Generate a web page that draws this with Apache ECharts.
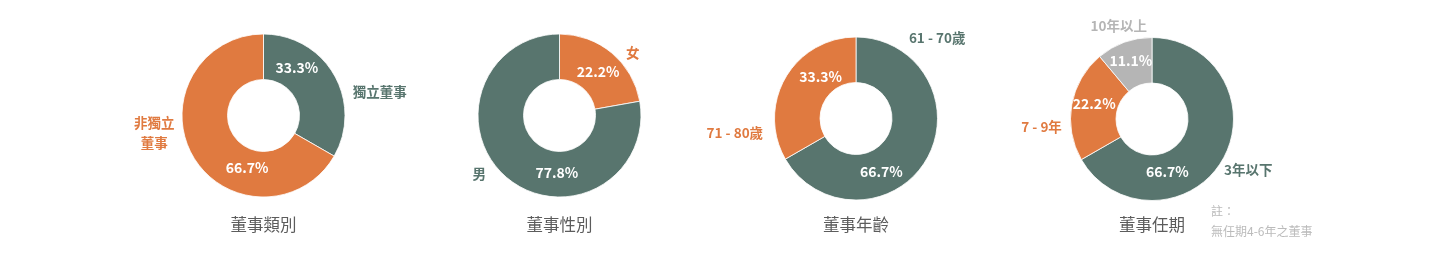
<!DOCTYPE html>
<html>
<head>
<meta charset="utf-8">
<script src="https://cdn.jsdelivr.net/npm/echarts@6/dist/echarts.min.js"></script>
<style>
html,body{margin:0;padding:0;background:#fff;}
#c{width:1440px;height:254px;}
</style>
</head>
<body>
<div id="c"></div>
<script>
// ---- data ----
const titles = ['董事類別', '董事性別', '董事年齡', '董事任期'];
const names1 = ['獨立董事', '非獨立\n董事'];
const values1 = [33.3, 66.7];
const names2 = ['女', '男'];
const values2 = [22.2, 77.8];
const names3 = ['61 - 70歲', '71 - 80歲'];
const values3 = [66.7, 33.3];
const names4 = ['3年以下', '7 - 9年', '10年以上'];
const values4 = [66.7, 22.2, 11.1];
const noteLines = ['註：', '無任期4-6年之董事'];

// ---- styles / layout ----
const GREEN = '#58756E', ORANGE = '#E07A40', GRAY = '#B5B5B5';
const FONT = '"Noto Sans CJK TC", "Noto Sans", sans-serif';
const charts = [
  {names: names1, values: values1, colors: [GREEN, ORANGE], center: [263.5, 115.5],
   pctOff: [[-20, -17], [37, 21]], nameOff: [[27, 28], [-20, -34]]},
  {names: names2, values: values2, colors: [ORANGE, GREEN], center: [559.5, 115.5],
   pctOff: [[-1, 4], [37, 10]], nameOff: [[7, 16], [-14, -21]]},
  {names: names3, values: values3, colors: [GREEN, ORANGE], center: [856, 118.5],
   pctOff: [[-28, 22], [18, -11]], nameOff: [[-8, -132], [-32, 66]]},
  {names: names4, values: values4, colors: [GREEN, ORANGE, GRAY], center: [1152, 119],
   pctOff: [[-38, 22], [3, -5], [0, 0]], nameOff: [[7, -1], [-9, 26], [2, 4]]}
];

const series = [];
const title = [];
charts.forEach((c, ci) => {
  series.push({
    type: 'pie', center: c.center, radius: [36, 81.5], startAngle: 90, clockwise: true,
    silent: true, animation: false,
    itemStyle: {borderColor: '#fff', borderWidth: 0.8},
    labelLine: {show: false},
    data: c.values.map((v, i) => ({
      value: v, name: c.names[i],
      itemStyle: {color: c.colors[i]},
      label: {
        show: true, position: 'inside', color: '#fff', fontWeight: 'bold',
        fontSize: 14, fontFamily: FONT, offset: c.pctOff[i],
        formatter: (p) => p.value.toFixed(1) + '%'
      }
    }))
  });
  series.push({
    type: 'pie', center: c.center, radius: [100, 100], startAngle: 90, clockwise: true,
    silent: true, animation: false,
    itemStyle: {color: 'transparent'},
    labelLine: {show: false},
    data: c.values.map((v, i) => ({
      value: v, name: c.names[i],
      label: {
        show: true, position: 'inside', color: c.colors[i], fontWeight: 'bold',
        fontSize: 13.5, lineHeight: 20, fontFamily: FONT, offset: c.nameOff[i],
        formatter: '{b}'
      }
    }))
  });
  title.push({
    text: titles[ci], left: c.center[0], top: 216, textAlign: 'center', padding: 0,
    textStyle: {fontSize: 16.5, fontWeight: 'normal', color: '#5c5c5c', fontFamily: FONT}
  });
});
title.push({
  text: noteLines.join('\n'), left: 1211, top: 201, padding: 0,
  textStyle: {fontSize: 12, fontWeight: 'normal', color: '#BBBBBB', lineHeight: 20, fontFamily: FONT}
});

const chart = echarts.init(document.getElementById('c'));
chart.setOption({backgroundColor: '#fff', animation: false, title: title, series: series});
</script>
</body>
</html>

> [What the exercise asks]
Print the whole listing above once more, word for word, without its pictures.

> [The completed task]
Generate a web page that draws this with Apache ECharts.
<!DOCTYPE html>
<html>
<head>
<meta charset="utf-8">
<script src="https://cdn.jsdelivr.net/npm/echarts@6/dist/echarts.min.js"></script>
<style>
html,body{margin:0;padding:0;background:#fff;}
#c{width:1440px;height:254px;}
</style>
</head>
<body>
<div id="c"></div>
<script>
// ---- data ----
const titles = ['董事類別', '董事性別', '董事年齡', '董事任期'];
const names1 = ['獨立董事', '非獨立\n董事'];
const values1 = [33.3, 66.7];
const names2 = ['女', '男'];
const values2 = [22.2, 77.8];
const names3 = ['61 - 70歲', '71 - 80歲'];
const values3 = [66.7, 33.3];
const names4 = ['3年以下', '7 - 9年', '10年以上'];
const values4 = [66.7, 22.2, 11.1];
const noteLines = ['註：', '無任期4-6年之董事'];

// ---- styles / layout ----
const GREEN = '#58756E', ORANGE = '#E07A40', GRAY = '#B5B5B5';
const FONT = '"Noto Sans CJK TC", "Noto Sans", sans-serif';
const charts = [
  {names: names1, values: values1, colors: [GREEN, ORANGE], center: [263.5, 115.5],
   pctOff: [[-20, -17], [37, 21]], nameOff: [[27, 28], [-20, -34]]},
  {names: names2, values: values2, colors: [ORANGE, GREEN], center: [559.5, 115.5],
   pctOff: [[-1, 4], [37, 10]], nameOff: [[7, 16], [-14, -21]]},
  {names: names3, values: values3, colors: [GREEN, ORANGE], center: [856, 118.5],
   pctOff: [[-28, 22], [18, -11]], nameOff: [[-8, -132], [-32, 66]]},
  {names: names4, values: values4, colors: [GREEN, ORANGE, GRAY], center: [1152, 119],
   pctOff: [[-38, 22], [3, -5], [0, 0]], nameOff: [[7, -1], [-9, 26], [2, 4]]}
];

const series = [];
const title = [];
charts.forEach((c, ci) => {
  series.push({
    type: 'pie', center: c.center, radius: [36, 81.5], startAngle: 90, clockwise: true,
    silent: true, animation: false,
    itemStyle: {borderColor: '#fff', borderWidth: 0.8},
    labelLine: {show: false},
    data: c.values.map((v, i) => ({
      value: v, name: c.names[i],
      itemStyle: {color: c.colors[i]},
      label: {
        show: true, position: 'inside', color: '#fff', fontWeight: 'bold',
        fontSize: 14, fontFamily: FONT, offset: c.pctOff[i],
        formatter: (p) => p.value.toFixed(1) + '%'
      }
    }))
  });
  series.push({
    type: 'pie', center: c.center, radius: [100, 100], startAngle: 90, clockwise: true,
    silent: true, animation: false,
    itemStyle: {color: 'transparent'},
    labelLine: {show: false},
    data: c.values.map((v, i) => ({
      value: v, name: c.names[i],
      label: {
        show: true, position: 'inside', color: c.colors[i], fontWeight: 'bold',
        fontSize: 13.5, lineHeight: 20, fontFamily: FONT, offset: c.nameOff[i],
        formatter: '{b}'
      }
    }))
  });
  title.push({
    text: titles[ci], left: c.center[0], top: 216, textAlign: 'center', padding: 0,
    textStyle: {fontSize: 16.5, fontWeight: 'normal', color: '#5c5c5c', fontFamily: FONT}
  });
});
title.push({
  text: noteLines.join('\n'), left: 1211, top: 201, padding: 0,
  textStyle: {fontSize: 12, fontWeight: 'normal', color: '#BBBBBB', lineHeight: 20, fontFamily: FONT}
});

const chart = echarts.init(document.getElementById('c'));
chart.setOption({backgroundColor: '#fff', animation: false, title: title, series: series});
</script>
</body>
</html>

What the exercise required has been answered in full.